The annual elections of the amghar n-usgguas (annual leader) by the lineage constituency is what Gellner (1969) calls “rotation and complementarity.” This process safeguarded the political system, Gellner argues, in two critical ways: the electors could never elect themselves and its annual rotation acted as a check against any abuse of power and corruption. Neither candidates for the office of the chief nor the members of their lineages had the right to vote. Thus, through this process of complementarity, delegation of authority and representation, and exclusion of women and non-white populations such as slave-descendants and Haratine, the political system paradoxically remained immune to any temptations of hegemony of one group over another. However, post-colonial reforms coupled with the social mobility of the Haratine and former-slave descendants have to a large extent undermined the traditional workings of the jama`a. The social mobility of these former low-status groups was made possible by migration financial flows which allowed them to purchase land, which in turn, gave them the opportunity to have a voice and a place in the tribal council. While a few communities have grudgingly adjusted to these social and ethnic changes, most communities still resist the incorporation of Haratine and other former-slave descendants into decision making institutions.
In light of this brief comparative account, the institutions of the electoral college and the Berber jama`a appear to be cut from the same cloth and constitute remnants of a disquieting ethno-political era shaped by slavery, racism, and ethnic stratification.
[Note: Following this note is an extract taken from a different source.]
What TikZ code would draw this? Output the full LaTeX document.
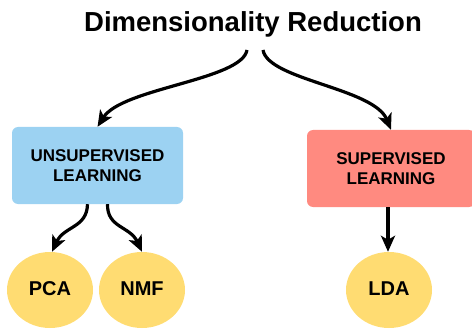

Both the electoral college and the jama`a privilege the idea and act of voting via the agency of delegation, and in the process, they both negate, or at best, short change direct participatory democracy. They devalue modern and progressive principles of fairness, equality, and dignity, and rob people of their capacity to make their history as they please. Both institutions are outdated and are out of step with peoples’ aspirations, and dare I say tribal. The question now facing us, anthropologists, is what is it that we must do to banish these tribal institutions from the vocabulary and practices of 21st century politics?
[1] I would like to thank Thomas Park (University of Arizona) and George Baca (Dong-A University, South Korea) for their valuable comments.